Sweet Potatoes: Kawagoe is famous for its sweet potatoes, which are grown in the area and used in a variety of dishes. Walking the streets of the city, you’ll find vendors and restaurants selling sweet potato croquettes, sweet potato chips, sweet potato soft-serve ice cream, and even sweet potato craft beer. One particular specialty to try is 大学いも daigaku-imo, which are sweet potatoes covered in sugar syrup.

Kawagoe’s famous sweet potatoes are served in a variety of different delicious styles.

Old-fashioned cafes and bakeries: The main avenues and back alleys of Kawagoe are lined with chic cafes and popular bakeries, many of which have been converted from old buildings from the Edo period. Their distinct aesthetic is appealing on its own but step inside to try out tea and sweets. One particular street to do so is 菓子屋横丁 Kashiya Yokochō, or Candy Alley. Candy Alley is lined with old-fashioned candy shops selling traditional Japanese sweets, candy, and crackers.

うなぎ Unagi (freshwater eel): Kawagoe is also known for its unagi dishes, such as grilled eel over rice, which can be found at various restaurants in the area.

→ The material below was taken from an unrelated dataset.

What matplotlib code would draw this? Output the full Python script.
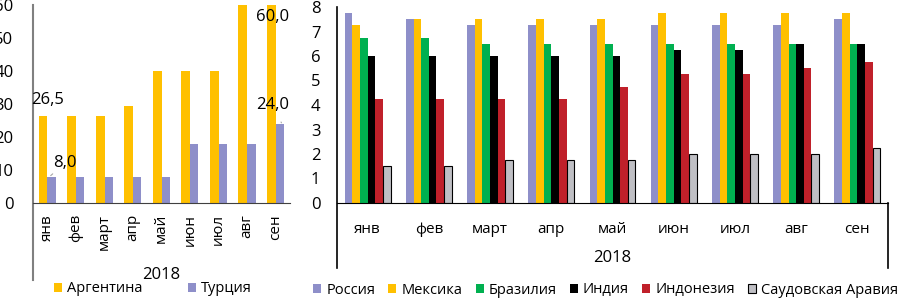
import matplotlib
matplotlib.use("Agg")
import matplotlib.pyplot as plt
import numpy as np
from matplotlib.lines import Line2D

plt.rcParams["font.family"] = ["Open Sans", "DejaVu Sans"]

months = ["янв", "фев", "март", "апр", "май", "июн", "июл", "авг", "сен"]
year = "2018"

argentina = [26.5, 26.5, 26.5, 29.5, 40, 40, 40, 60, 60]
turkey = [8, 8, 8, 8, 8, 17.75, 17.75, 17.75, 24]

russia = [7.75, 7.5, 7.25, 7.25, 7.25, 7.25, 7.25, 7.25, 7.5]
mexico = [7.25, 7.5, 7.5, 7.5, 7.5, 7.75, 7.75, 7.75, 7.75]
brazil = [6.75, 6.75, 6.5, 6.5, 6.5, 6.5, 6.5, 6.5, 6.5]
india = [6.0, 6.0, 6.0, 6.0, 6.0, 6.25, 6.25, 6.5, 6.5]
indonesia = [4.25, 4.25, 4.25, 4.25, 4.75, 5.25, 5.25, 5.5, 5.75]
saudi = [1.5, 1.5, 1.75, 1.75, 1.75, 2.0, 2.0, 2.0, 2.25]

right_names = ["Россия", "Мексика", "Бразилия", "Индия", "Индонезия", "Саудовская Аравия"]
right_series = [russia, mexico, brazil, india, indonesia, saudi]
right_colors = ["#8e8fc9", "#ffc000", "#00b050", "#000000", "#c0202a", "#bfbfc4"]

W, H = 900, 299
fig = plt.figure(figsize=(9, 2.99), dpi=100)

x = np.arange(len(months))

# ---- left chart
ax1 = fig.add_axes([33 / W, 96 / H, 257 / W, 198 / H])
ax1.bar(x - 0.15, argentina, 0.31, color="#ffc000", label="Аргентина")
ax1.bar(x + 0.15, turkey, 0.29, color="#8e8fc9", label="Турция")
ax1.set_xlim(-0.5, len(months) - 0.5)
ax1.set_ylim(0, 60)
ax1.set_yticks(range(0, 61, 10))
ax1.tick_params(axis="y", length=0, labelsize=12, pad=14)
ax1.tick_params(axis="x", length=0, labelsize=11, pad=8)
ax1.set_xticks(x)
ax1.set_xticklabels(months, rotation=90)
for s in ["top", "right"]:
    ax1.spines[s].set_visible(False)
ax1.spines["left"].set_visible(False)
ax1.spines["bottom"].set_color("#404040")
ax1.add_line(Line2D([0, 0], [1, -(280 - 203) / 198], transform=ax1.transAxes,
                    color="#808080", lw=1.5, clip_on=False))
ax1.text(0.5, -(275 - 203) / 198, year, transform=ax1.transAxes,
         ha="center", va="center", fontsize=12)

ann = dict(fontsize=12, ha="center", va="center")
ax1.annotate("26,5", (0, 31.2), **ann)
ax1.annotate("8,0", xy=(0.12, turkey[0] + 0.3), xytext=(0.62, 12.1),
             arrowprops=dict(arrowstyle="-", color="#a6a6a6", lw=0.8,
                             shrinkA=5, shrinkB=0), **ann)
ax1.annotate("60,0", (7.9, 56.4), **ann)
ax1.annotate("24,0", xy=(8.2, turkey[8] + 0.3), xytext=(7.9, 29.7),
             arrowprops=dict(arrowstyle="-", color="#a6a6a6", lw=0.8,
                             shrinkA=5, shrinkB=0), **ann)

fig.legend(*ax1.get_legend_handles_labels(), loc="center left",
           bbox_to_anchor=(54 / W, 1 - 289 / H), ncol=2, frameon=False,
           fontsize=10.5, handlelength=0.55, handleheight=0.55,
           handletextpad=0.35, columnspacing=3.1, borderpad=0, borderaxespad=0)

# ---- right chart
ax2 = fig.add_axes([337 / W, 96 / H, 551 / W, 196 / H])
bw = 0.125
for i, (vals, name, col) in enumerate(zip(right_series, right_names, right_colors)):
    ec = "black" if name == "Саудовская Аравия" else col
    ax2.bar(x + (i - 2.5) * bw, vals, bw, color=col, edgecolor=ec,
            linewidth=0.8 if ec == "black" else 0, label=name)
ax2.set_xlim(-0.5, len(months) - 0.5)
ax2.set_ylim(0, 8)
ax2.set_yticks(range(0, 9))
ax2.tick_params(axis="y", length=0, labelsize=12, pad=12)
ax2.tick_params(axis="x", length=0, labelsize=11, pad=14)
ax2.set_xticks(x)
ax2.set_xticklabels(months)
for s in ["top", "right"]:
    ax2.spines[s].set_visible(False)
ax2.spines["left"].set_visible(False)
ax2.spines["bottom"].set_color("black")
ext = -(268 - 203) / 196
ax2.add_line(Line2D([0, 0], [1, ext], transform=ax2.transAxes,
                    color="black", lw=1.2, clip_on=False))
ax2.add_line(Line2D([1, 1], [0, ext], transform=ax2.transAxes,
                    color="black", lw=1.2, clip_on=False))
ax2.text(0.5, -(258 - 203) / 196, year, transform=ax2.transAxes,
         ha="center", va="center", fontsize=12)

fig.legend(*ax2.get_legend_handles_labels(), loc="center left",
           bbox_to_anchor=(313 / W, 1 - 290 / H), ncol=6, frameon=False,
           fontsize=10.5, handlelength=0.55, handleheight=0.55,
           handletextpad=0.35, columnspacing=0.9, borderpad=0, borderaxespad=0)

fig.savefig("out.png", dpi=100)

Kawagoe boasts a number of delicious unagi restaurants. [Photo for illustrative purposes only]


蔵造りの町並み Kurazukuri no Machinami Kurazukuri Street: What serves as Kawagoe’s main avenue is lined with traditional clay-walled warehouses called “kurazukuri,” which were used for storing goods during the Edo period. Many of these buildings have been converted into shops and cafes, giving the area a nostalgic atmosphere. The shops on the street specialize in many traditional Japanese crafts and goods, perfect for souvenirs.

Many buildings in Kawagoe have a well-preserved architectural style reminiscent of early Tokyo.

Crea Mall: Those looking for some more modern shopping will want to head to Crea Mall, a shopping center street with many shops selling clothes, cosmetics, and home goods. Travelers can feel like they’re stepping back in time as the modern street slowly gives way to the traditional district of Little Edo.

Sightseeing and Attractions

Kawagoe Bell Tower: Like much of Kawagoe, this landmark bell tower was originally built in the Edo period. Back then it was used to warn people of fires in the area, but today it has an observation deck that provides a splendid view of the city’s historic district. The surrounding area also has many gift shops and restaurants to enjoy.

Kawagoe’s iconic bell tower is a highlight the trip to Little Edo.

川越氷川祭 Kawagoe Hikawa Matsuri Kawagoe Festival: One of the most famous festivals in the region, the Kawagoe Festival is held annually on the third weekend of October. The festival is highlighted by a parade of traditional Japanese floats, called 山車 dashi, which are decorated with intricate carvings and decorations. The floats are pulled through the streets by teams of men and women, who chant and play traditional music on flutes and drums. When floats meet during the parade, the opposing teams engage in a theatrical musical battle.

The floats of Kawagoe’s famous festival are a grand spectacle.

In addition to performing arts such as drumming and dancing, the festival is also a great opportunity to try Japanese street food as many stalls line the streets.

Overall, Kawagoe offers international tourists an opportunity to enjoy traditional aspects of Japan in a city that has remarkably preserved its history through architecture, food, and historical sites. Just a stone’s throw away from central Tokyo, Kawagoe is a highly rewarding visit for anyone interested in exploring Japan’s thriving traditional culture.